We’ll just have to wait and see whether Dallas’ strategy of stockpiling offensive playmakers while hemorrhaging defensive assets pans out.
Winner: Miami Dolphins
Miami’s last Pro Bowl QB was Dan Marino. There was noise shortly before the draft that the Dolphins were leaning more and more toward Oregon’s Justin Herbert. There was also noise that some team would trade ahead of Miami and take Tua Tagovailoa.
And yet, in the end, the Dolphins end up getting a guy who might’ve been QB1—ahead of even Joe Burrow—were it not for health concerns. Tua has been a blue-chip NFL prospect since his freshman year at Bama (remember that epic National Championship Game-winning heave?), whereas Herbert is a less proven commodity, and Brian Flores now has his franchise QB down in South Beach.
With Fitzmagic running it back, Tua will have time to ease onto the field, and there are no ‘win now’ expectations for Miami. You have to think this was the perfect scenario for both the Fins and Tua, who had a historically efficient college career and also has the leadership intangibles to serve as the face of the franchise. Time to break that Marino streak?
Loser: Top Running Backs
There were questions entering Round 1 about whether any running backs would be selected. Kiper had D’Andre Swift going No. 32, J.K. Dobbins No. 38, Jonathan Taylor No. 45, and Clyde Edwards-Helaire No. 52.
But Edwards-Helaire was surprisingly the one back selected, as Kansas City took him with the final pick of the first round. This has got to be an exciting situation for the young back, who joins Pat Mahomes, Tyreek Hill, Travis Kelce, Damien Williams, and company in Andy Reid’s vaunted, Super Bowl-winning offense.
Yet you have to wonder why Kansas City took him so early. The other three top backs are likely scratching their heads, too.
Winner: Arizona Cardinals
The Cards are already looking stacked on offense, with Kyler Murray entering Year 2 after a promising rookie campaign, Kenyan Drake back for at least one year, DeAndre Hopkins joining the fold, and Larry Fitzgerald somehow staying productive into his 60s.
Now the Cardinals add the most versatile defensive player in the draft, as Clemson’s Isaiah Simmons fell to them at No. 8. Kiper had Simmons going No. 4 to Big Blue.

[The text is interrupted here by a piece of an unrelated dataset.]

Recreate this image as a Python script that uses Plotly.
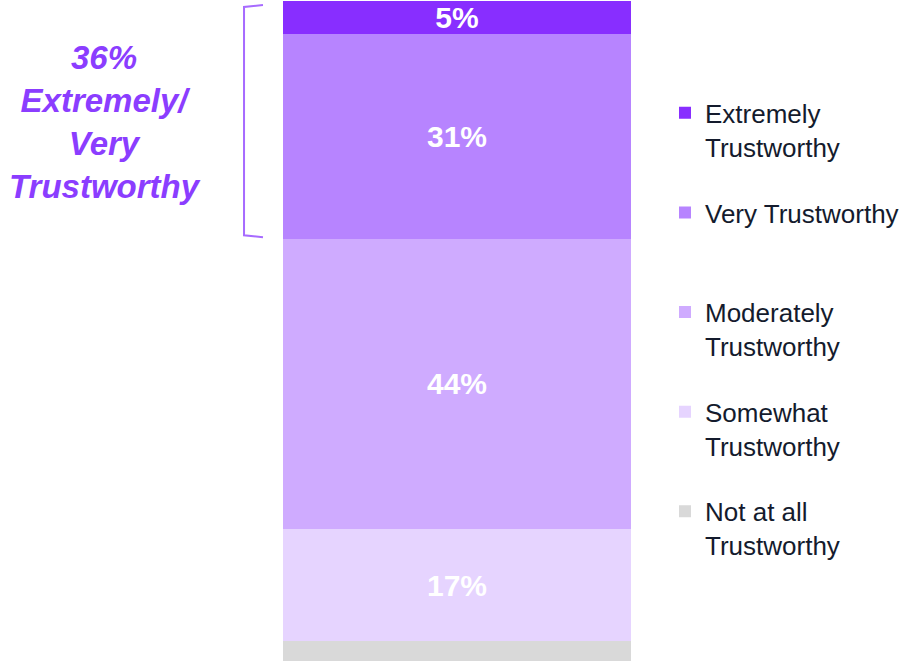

This pick was an absolute lay-up and he was only on the board because the top 7 teams had very specific needs, mostly on the offensive side of the ball. With Simmons and Chandler Jones, the Cardinals have a couple studs on defense to join their suddenly impressive offense.
Don’t sleep on a potential playoff run from Kliff Kingsbury & Co.
Loser: Philadelphia Eagles
Yes, the Eagles snagged some much-needed WR help when they took TCU's Jalen Raegor in the first round, but a lot of people were scratching their heads. Not because the Eagles took a WR, but because they picked Raegor instead of some other guys on the board, like LSU's Justin Jefferson. Look, Raegor might end up working out fine for the Eagles, but his scouting report weakness was drops and that's the last thing the Eagles need from an already weak WR core.
Winner: Minnesota Vikings
Let's call this the opposite of the Eagles night. The Vikings were patient and landed Justin Jefferson to replace Stefon Diggs. That's a legit homerun for them. Even better, they were able to trade back, pick up some extra picks and grab one of the top DBs on the board in Jeff Gladney. Just an overall huge night for the Vikings. And with the Packers basically not trying to help Aaron Rodgers right now, the Vikings look like a legit favorite in the NFC.
Loser: New Orleans Saints
This is almost as bad as the Packers trading up for a QB. Yes, the Saints got a nice prospect in Cesar Ruiz from Michigan, but they already had a legit center on their offensive line. Was this really a huge need? Why not bolster the defense or even add another WR to their already great offense? This was a head-scratching move from New Orleans with who else was on the board.